Nostalgic pictures from a Northumbrian Rail Rover

Alnmouth forms the backdrop as 55022 Royal Scots Grey approaches the station with IS87, the 10.35am Kings Cross to Edinburgh relief service in May 1981. Picture by Antony Guppy
Alnmouth forms the backdrop as 55022 Royal Scots Grey approaches the station with IS87, the 10.35am Kings Cross to Edinburgh relief service in May 1981. Picture by Antony Guppy

A new book takes a nostalgic look back at the days of the Northumbrian Ranger train ticket in the 1970s and 80s.

Rail Rover: The Northumbrian Ranger in the ’70s and ’80s, by Colin Alexander, is a 96-page paperback featuring 180 illustrations, has been released by Amberley Publishing (£14.99 RRP).

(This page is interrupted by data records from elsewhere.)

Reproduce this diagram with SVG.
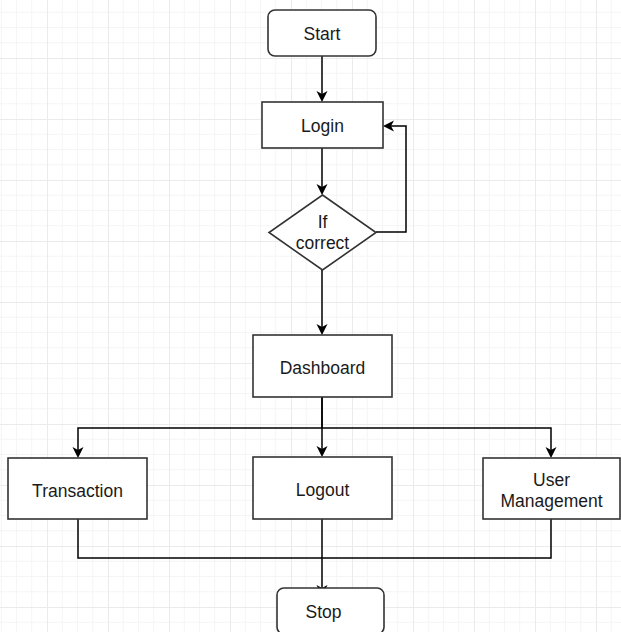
<svg xmlns="http://www.w3.org/2000/svg" width="621" height="632" viewBox="0 0 621 632">
<defs>
<pattern id="grid" patternUnits="userSpaceOnUse" x="47" y="58" width="61" height="61">
<path d="M15.25 0V61M30.5 0V61M45.75 0V61M0 15.25H61M0 30.5H61M0 45.75H61" stroke="#f5f5f5" stroke-width="1" fill="none"/>
<path d="M0.5 0V61M0 0.5H61" stroke="#ebebeb" stroke-width="1" fill="none"/>
</pattern>
<marker id="arrow" markerUnits="userSpaceOnUse" markerWidth="12" markerHeight="12" refX="8" refY="5.5" orient="auto" viewBox="0 0 12 11">
<path d="M0,0 L11,5.5 L0,11 L3,5.5 z" fill="#000"/>
</marker>
</defs>
<style>
.node{fill:#fff;stroke:#333;stroke-width:1.6}
.conn{fill:none;stroke:#000;stroke-width:1.5}
.lbl{font-family:"Liberation Sans",Arial,sans-serif;font-size:17.5px;fill:#1a1a1a;text-anchor:middle}
</style>
<rect width="621" height="632" fill="#fff"/>
<rect width="621" height="632" fill="url(#grid)"/>
<g id="connectors">
<path class="conn" d="M322 56V99" marker-end="url(#arrow)"/>
<path class="conn" d="M322 148V192" marker-end="url(#arrow)"/>
<path class="conn" d="M376 232H406V126H386" marker-end="url(#arrow)"/>
<path class="conn" d="M322 270V332" marker-end="url(#arrow)"/>
<path class="conn" d="M322 397V428H78V455" marker-end="url(#arrow)"/>
<path class="conn" d="M322 397V454" marker-end="url(#arrow)"/>
<path class="conn" d="M322 428H551V455" marker-end="url(#arrow)"/>
<path class="conn" d="M78 519V558H322" />
<path class="conn" d="M551 519V558H322" />
<path class="conn" d="M322 519V593" marker-end="url(#arrow)"/>
</g>
<g id="start">
<rect class="node" x="268" y="10" width="108" height="46" rx="7"/>
<text class="lbl" x="322" y="40">Start</text>
</g>
<g id="login">
<rect class="node" x="262" y="102" width="121" height="46"/>
<text class="lbl" x="322.5" y="132">Login</text>
</g>
<g id="decision">
<polygon class="node" points="322.5,195 376,232.5 322.5,270 269,232.5"/>
<text class="lbl" x="322.5" y="228">If</text>
<text class="lbl" x="322.5" y="249">correct</text>
</g>
<g id="dashboard">
<rect class="node" x="253" y="335" width="139" height="62"/>
<text class="lbl" x="322.5" y="374">Dashboard</text>
</g>
<g id="transaction">
<rect class="node" x="8" y="458" width="139" height="61"/>
<text class="lbl" x="77.5" y="497">Transaction</text>
</g>
<g id="logout">
<rect class="node" x="253" y="457" width="139" height="62"/>
<text class="lbl" x="322.5" y="496">Logout</text>
</g>
<g id="usermanagement">
<rect class="node" x="483" y="458" width="137" height="61"/>
<text class="lbl" x="551.5" y="486">User</text>
<text class="lbl" x="551.5" y="507">Management</text>
</g>
<g id="stop">
<rect class="node" x="277" y="588" width="107" height="46" rx="7"/>
<text class="lbl" x="323.5" y="618">Stop</text>
</g>
</svg>
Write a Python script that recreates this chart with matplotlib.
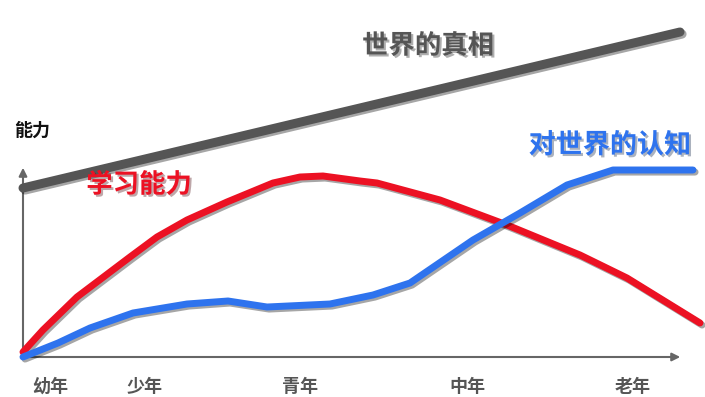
import matplotlib
matplotlib.use("Agg")
import matplotlib.pyplot as plt
import matplotlib.patheffects as pe

plt.rcParams['font.family'] = ['Noto Sans CJK SC', 'DejaVu Sans']

# ages along the x axis (arbitrary units), levels on y
stage_labels = ['幼年', '少年', '青年', '中年', '老年']
stage_pos = [27, 122, 277, 444, 610]

learn_x = [0, 20, 54, 107, 134, 164, 204, 250, 277, 300, 337, 354, 417, 484, 557, 604, 677]
learn_y = [5, 27, 60, 100, 120, 137, 155, 174, 180, 181, 176, 174, 157, 132, 102, 79, 34]

know_x = [0, 35, 67, 110, 164, 205, 244, 307, 350, 387, 450, 497, 544, 590, 670]
know_y = [0, 14, 29, 44, 53, 56, 50, 53, 62, 74, 117, 144, 172, 187, 187]

truth_x = [0, 657]
truth_y = [169, 325]

fig = plt.figure(figsize=(7.05, 3.97), dpi=100)
ax = fig.add_axes([0, 0, 1, 1])
ax.set_xlim(-23, 682)
ax.set_ylim(-40, 357)
ax.axis('off')

shadow = [pe.SimpleLineShadow(offset=(1.5, -1.5), shadow_color='k', alpha=0.35), pe.Normal()]

# axes with arrows
axis_col = '#666666'
ax.annotate('', xy=(660, 0), xytext=(0, 0),
            arrowprops=dict(arrowstyle='-|>', color=axis_col, lw=1.5, mutation_scale=12))
ax.annotate('', xy=(0, 192), xytext=(0, 0),
            arrowprops=dict(arrowstyle='-|>', color=axis_col, lw=1.5, mutation_scale=12))

ax.plot(truth_x, truth_y, color='#555555', lw=6.5, solid_capstyle='round', path_effects=shadow, zorder=3)
ax.plot(learn_x, learn_y, color='#ec1123', lw=5, solid_capstyle='round', solid_joinstyle='round',
        path_effects=shadow, zorder=4)
ax.plot(know_x, know_y, color='#2e73ee', lw=5, solid_capstyle='round', solid_joinstyle='round',
        path_effects=shadow, zorder=5)

for lab, xp in zip(stage_labels, stage_pos):
    ax.text(xp, -29, lab, ha='center', va='center', fontsize=13, fontweight='bold', color='#555555')

ax.text(-9, 227, '能力', ha='left', va='center', fontsize=13, fontweight='bold', color='#111111')

txt_shadow = [pe.withSimplePatchShadow(offset=(1.5, -1.5), alpha=0.35)]
ax.text(405, 311, '世界的真相', ha='center', va='center', fontsize=19, fontweight='bold',
        color='#555555', path_effects=txt_shadow)
ax.text(116, 172, '学习能力', ha='center', va='center', fontsize=19, fontweight='bold',
        color='#ec1123', path_effects=txt_shadow)
ax.text(587, 212, '对世界的认知', ha='center', va='center', fontsize=19.5, fontweight='bold',
        color='#2e73ee', path_effects=txt_shadow)

fig.savefig('out.png', dpi=100)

In common with many teenage railway enthusiasts on Tyneside in the late 1970s and early 1980s, Colin clocked up hundreds of miles per day travelling on a variety of classic diesel trains, especially their beloved Deltics.

October half-term week 1979, for example, saw him cover just under 3,000 miles. How did they afford this? The answer is that good old British Rail always had bargains on offer, with the Northumbrian Ranger ticket being the ultimate example.

At that time, the princely sum of £2.60 bought seven days of unlimited travel anywhere on the East Coast Main Line between Berwick and York, as well as the Tyne Valley line to Carlisle with its electric exotica and sundry branches to stations such as Whitby.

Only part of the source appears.